8/10
New Rules for survival
27 September 2012
I think An Innocent Man proved that whenever he decided to end his Magnum PI series, Tom Selleck was going to have no trouble in getting good parts. And not those that were a variation on his Thomas Magnum persona.

This is one really powerful film about An Innocent Man getting caught in the criminal justice machinery because of a pair of dirty cops, David Rasche and Richard Young. These two who are decorated heroes in the Long Beach PD for all the arrests they rack up are actually just putting out of business all the independents in the narcotics trade for the local organized crime boss and making a nice side living in the process.

They get an address wrong from an informant and they invade Selleck's home, shoot and wound Selleck, and then plant evidence to make Selleck out as a dealer. He gets convicted and sentenced to six years hard time and I do mean hard which it is for anyone who's not a professional in the criminal trade.

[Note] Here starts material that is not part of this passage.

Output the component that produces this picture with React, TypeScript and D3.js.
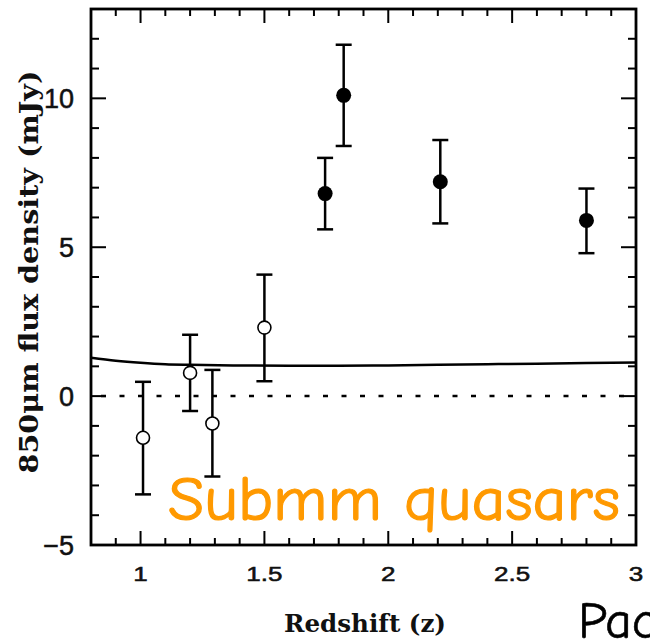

Fortunately he gets himself a mentor in old time con F. Murray Abraham who also has a score to settle with those two cops. Abraham teaches him all the new rules for survival in the joint, housed with men who are by nature incorrigible and don't play by civilized rules. Selleck does things that were against his old nature.

When he does get paroled from inside the joint Abraham quarterbacks a revenge scheme that Selleck participates in.

Besides those mentioned I should also single out Laila Robins who plays Selleck's wife who stands by him and Bruce Young who plays a violent convict that Selleck has to deal with in the joint.

An Innocent Man is one of the best made for television films done and should have gotten big screen theatrical release.